As a personal aside I might note that my grandmother worked for Russell at the end of the 1940’s and through the 1950’s — and thus through the time when he was writing Human Knowledge: Its Scope and Limits. (In fact she claimed to have saved Russell’s then wife, Patricia Spence, from committing suicide by jumping off the balcony: they were going through a particularly unpleasant divorce at the time. My aunt was Conrad Russell’s best friend in childhood — indeed one has to say his only friend.)

It should be noted that Russell not only gave the stopped clock example he also gave an example that is logically equivalent to Gettier’s first counterexample (the one not given above). He is given scant credit for his contributions to the theory of knowledge, particularly those found in his later works. The recent treatment of Russell amounts to a scandalous neglect, in my opinion.

I’ve been asked a few times how David Armstrong reacted to my solution to the Gettier problem. After all, it could be said to vindicate his idea — expressed in many later books — that truthmakers were the key to understanding Truth and many metaphysical problems. The answer is that he didn’t know of it — as far as I know. During 2003 and the time around it Armstrong was teaching in America and even when he returned I didn’t bump into him until much later. By that time the Gettier paper was old news for me and I was thinking about other things. So I don’t ever remember mentioning it to him.

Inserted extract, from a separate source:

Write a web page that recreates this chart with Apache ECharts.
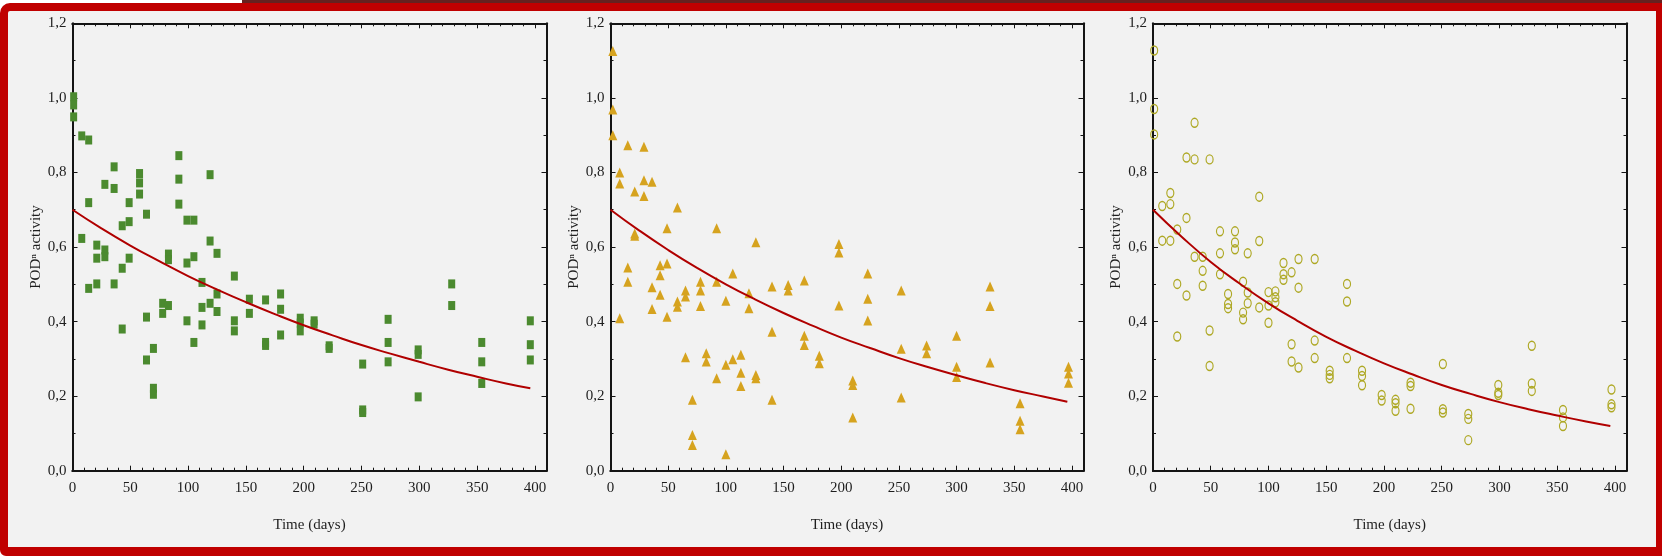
<!DOCTYPE html>
<html>
<head>
<meta charset="utf-8">
<title>POD activity over time</title>
<script src="https://cdn.jsdelivr.net/npm/echarts@6/dist/echarts.min.js"></script>
<style>
  html, body { margin: 0; padding: 0; width: 1662px; height: 556px; overflow: hidden; background: #ffffff; }
  #strip { position: absolute; left: 242px; top: 0; width: 1420px; height: 4px; background: #66211f; }
  #frame {
    position: absolute; left: 0; top: 3px; width: 1662px; height: 553px; box-sizing: border-box;
    border-style: solid; border-color: #c00000; border-width: 8px 6px 9px 8px;
    border-top-left-radius: 10px; border-bottom-left-radius: 6px; background: #f2f2f2;
  }
  #chart { position: absolute; left: 0; top: 0; width: 1662px; height: 556px; }
</style>
</head>
<body>
<div id="strip"></div>
<div id="frame"></div>
<div id="chart"></div>
<script>
// ---- Measurements: day of sampling and POD activity ----
const sqDays = [1, 1, 1, 8, 14, 14, 8, 28, 36, 36, 21, 21, 28, 28, 43, 43, 49, 49, 49, 58, 58, 58, 64, 83, 83,
  92, 92, 92, 99, 105, 99, 105, 112, 119, 119, 125, 140, 14, 21, 36, 43, 64, 64, 70, 70, 70, 78, 78, 83, 99,
  105, 112, 112, 119, 125, 125, 140, 140, 153, 153, 167, 167, 167, 180, 180, 180, 197, 197, 197, 209, 209,
  222, 222, 251, 251, 251, 273, 273, 273, 299, 299, 299, 328, 328, 354, 354, 354, 396, 396, 396];
const sqPOD = [1.003, 0.981, 0.949, 0.898, 0.887, 0.719, 0.623, 0.768, 0.815, 0.757, 0.605, 0.570, 0.592, 0.574,
  0.657, 0.543, 0.668, 0.719, 0.570, 0.797, 0.772, 0.742, 0.688, 0.581, 0.566, 0.845, 0.782, 0.715, 0.672,
  0.672, 0.557, 0.574, 0.505, 0.794, 0.616, 0.583, 0.522, 0.489, 0.501, 0.501, 0.380, 0.412, 0.297, 0.328,
  0.221, 0.205, 0.449, 0.422, 0.443, 0.402, 0.344, 0.438, 0.391, 0.449, 0.474, 0.427, 0.402, 0.375, 0.460,
  0.422, 0.458, 0.344, 0.336, 0.474, 0.433, 0.364, 0.409, 0.396, 0.375, 0.402, 0.393, 0.335, 0.328, 0.286,
  0.163, 0.156, 0.406, 0.344, 0.292, 0.324, 0.312, 0.198, 0.501, 0.443, 0.344, 0.292, 0.234, 0.402, 0.338,
  0.297];

const triDays = [2, 2, 2, 15, 29, 8, 8, 29, 36, 21, 29, 58, 21, 21, 49, 92, 126, 198, 198, 15, 43, 49, 43, 106,
  223, 8, 15, 36, 36, 43, 49, 58, 58, 65, 65, 65, 71, 71, 71, 78, 78, 78, 83, 83, 92, 92, 100, 100, 100, 106,
  113, 113, 113, 120, 120, 126, 126, 140, 140, 140, 154, 154, 168, 168, 168, 181, 181, 198, 210, 210, 210,
  223, 223, 252, 252, 252, 274, 274, 300, 300, 300, 329, 329, 329, 355, 355, 355, 397, 397, 397];
const triPOD = [1.126, 0.969, 0.900, 0.873, 0.869, 0.800, 0.770, 0.779, 0.775, 0.749, 0.737, 0.706, 0.636,
  0.630, 0.650, 0.650, 0.613, 0.608, 0.585, 0.545, 0.551, 0.556, 0.524, 0.529, 0.529, 0.409, 0.507, 0.492,
  0.434, 0.472, 0.413, 0.454, 0.440, 0.483, 0.467, 0.304, 0.190, 0.096, 0.069, 0.507, 0.483, 0.442, 0.315,
  0.293, 0.507, 0.248, 0.456, 0.284, 0.044, 0.299, 0.311, 0.263, 0.227, 0.476, 0.436, 0.257, 0.248, 0.494,
  0.373, 0.190, 0.498, 0.483, 0.510, 0.362, 0.337, 0.308, 0.288, 0.443, 0.242, 0.230, 0.143, 0.461, 0.403,
  0.483, 0.327, 0.196, 0.336, 0.315, 0.362, 0.279, 0.251, 0.494, 0.442, 0.290, 0.181, 0.134, 0.111, 0.279,
  0.261, 0.236];

const ringDays = [1, 1, 1, 36, 29, 36, 49, 15, 8, 15, 92, 29, 21, 8, 15, 58, 71, 71, 71, 92, 36, 43, 58, 82, 43,
  58, 113, 113, 120, 126, 140, 21, 21, 29, 43, 49, 49, 65, 65, 65, 78, 78, 78, 82, 82, 92, 100, 100, 100, 106,
  106, 106, 113, 120, 120, 126, 126, 140, 140, 153, 153, 153, 168, 168, 168, 181, 181, 181, 198, 198, 210,
  210, 210, 223, 223, 223, 251, 251, 251, 273, 273, 273, 299, 299, 299, 328, 328, 328, 355, 355, 355, 397,
  397, 397];
const ringPOD = [1.127, 0.970, 0.902, 0.933, 0.840, 0.835, 0.835, 0.745, 0.710, 0.715, 0.735, 0.678, 0.647,
  0.617, 0.617, 0.642, 0.642, 0.612, 0.594, 0.616, 0.574, 0.574, 0.583, 0.583, 0.536, 0.527, 0.557, 0.527,
  0.532, 0.568, 0.568, 0.501, 0.360, 0.470, 0.496, 0.376, 0.281, 0.474, 0.447, 0.436, 0.507, 0.424, 0.406,
  0.478, 0.449, 0.438, 0.479, 0.443, 0.397, 0.481, 0.465, 0.452, 0.512, 0.339, 0.293, 0.491, 0.277, 0.349,
  0.302, 0.268, 0.257, 0.248, 0.501, 0.454, 0.302, 0.268, 0.254, 0.229, 0.203, 0.188, 0.190, 0.181, 0.161,
  0.236, 0.227, 0.166, 0.286, 0.165, 0.156, 0.152, 0.139, 0.082, 0.230, 0.209, 0.203, 0.335, 0.234, 0.214,
  0.163, 0.143, 0.120, 0.218, 0.178, 0.170];

// ---- Fitted decay curves ----
const fitDays = [0, 25, 50, 75, 100, 125, 150, 175, 200, 225, 250, 275, 300, 325, 350, 375, 396];
const fitSq   = [0.700, 0.650, 0.604, 0.562, 0.522, 0.486, 0.452, 0.420, 0.390, 0.363, 0.337, 0.314, 0.292, 0.271, 0.252, 0.234, 0.221];
const fitTri  = [0.700, 0.644, 0.592, 0.544, 0.500, 0.460, 0.423, 0.389, 0.357, 0.329, 0.302, 0.278, 0.256, 0.235, 0.216, 0.199, 0.185];
const fitRing = [0.700, 0.627, 0.560, 0.502, 0.449, 0.402, 0.359, 0.322, 0.288, 0.258, 0.230, 0.206, 0.184, 0.165, 0.148, 0.132, 0.120];

// ---- Axis text ----
const xTitle = 'Time (days)';
const yTitle = 'POD\u207F activity';

const FONT = "'Liberation Serif', 'Times New Roman', serif";
const INK = '#141414';

const zip = (a, b) => a.map((v, i) => [v, b[i]]);

const panels = [
  { left: 72.5, width: 474, days: sqDays, pod: sqPOD, fit: fitSq,
    symbol: 'rect', size: [7, 9], item: { color: '#4b8a2f', opacity: 1 } },
  { left: 610.5, width: 473, days: triDays, pod: triPOD, fit: fitTri,
    symbol: 'triangle', size: [9, 10], item: { color: '#d6a31f', opacity: 1 } },
  { left: 1153, width: 473.5, days: ringDays, pod: ringPOD, fit: fitRing,
    symbol: 'circle', size: [7, 9],
    item: { color: 'rgba(0,0,0,0)', borderColor: '#aea824', borderWidth: 1.3, opacity: 1 } }
];

const grids = [], xAxes = [], yAxes = [], series = [];

panels.forEach((p, gi) => {
  grids.push({ left: p.left, top: 23.3, width: p.width, height: 447.4, containLabel: false });

  const xBase = (pos, interval, len, labels) => ({
    gridIndex: gi, type: 'value', position: pos, min: 0, max: 410, interval: interval,
    splitLine: { show: false },
    axisLine: { onZero: false, lineStyle: { color: INK, width: 2 } },
    axisTick: { inside: true, length: len, lineStyle: { color: INK, width: 1 } },
    axisLabel: labels ? {
      margin: 10, color: '#1e1e1e', fontSize: 15, fontFamily: FONT,
      formatter: v => (v % 50 === 0 ? String(v) : '')
    } : { show: false }
  });
  const xMain = xBase('bottom', 50, 5, true);
  xMain.name = xTitle;
  xMain.nameLocation = 'middle';
  xMain.nameGap = 47;
  xMain.nameTextStyle = { color: '#1e1e1e', fontSize: 15, fontFamily: FONT };
  xAxes.push(xMain, xBase('bottom', 10, 3, false), xBase('top', 50, 5, false), xBase('top', 10, 3, false));

  const yBase = (pos, labels) => ({
    gridIndex: gi, type: 'value', position: pos, min: 0, max: 1.2, interval: 0.2,
    splitLine: { show: false },
    axisLine: { onZero: false, lineStyle: { color: INK, width: 2 } },
    axisTick: { inside: true, length: 5, lineStyle: { color: INK, width: 1 } },
    minorTick: { show: true, splitNumber: 2, length: 3, lineStyle: { color: INK, width: 1 } },
    axisLabel: labels ? {
      margin: 6, color: '#1e1e1e', fontSize: 15, fontFamily: FONT,
      formatter: v => v.toFixed(1).replace('.', ',')
    } : { show: false }
  });
  const yMain = yBase('left', true);
  yMain.name = yTitle;
  yMain.nameLocation = 'middle';
  yMain.nameRotate = 90;
  yMain.nameGap = 29;
  yMain.nameTextStyle = { color: '#1e1e1e', fontSize: 15, fontFamily: FONT };
  yAxes.push(yMain, yBase('right', false));

  series.push({
    type: 'scatter', xAxisIndex: gi * 4, yAxisIndex: gi * 2,
    symbol: p.symbol, symbolSize: p.size, itemStyle: p.item,
    data: zip(p.days, p.pod), z: 2
  });
  series.push({
    type: 'line', xAxisIndex: gi * 4, yAxisIndex: gi * 2, smooth: true, showSymbol: false,
    lineStyle: { color: '#b00000', width: 2 }, data: zip(fitDays, p.fit), z: 3
  });
});

const chart = echarts.init(document.getElementById('chart'), null, { renderer: 'canvas' });
chart.setOption({
  animation: false,
  backgroundColor: 'transparent',
  textStyle: { fontFamily: FONT },
  grid: grids,
  xAxis: xAxes,
  yAxis: yAxes,
  series: series
});
</script>
</body>
</html>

Which is a pity: I think he would have been chuffed.

Since the Analysis paper I’ve written a number of other papers on the topic, which are here here and here — which were all attempts at stopping the view from being misunderstood. But the misunderstandings, though unpleasant and unnecessary, were the least unpleasant aspect of a rather unpleasant subsequent development. A number of unscrupulous philosophers — four to my certain knowledge, but there may be more that I haven’t been alerted to — have attempted to take my work, reword it slightly, and claim it as their own. They have wanted to claim that they have solved the Gettier problem — though years later, in fact.  Plagiarism is NOT too strong a word for this. I think this speaks volumes about the current state of academic philosophy — but such plagiarism requires a blog post of its own.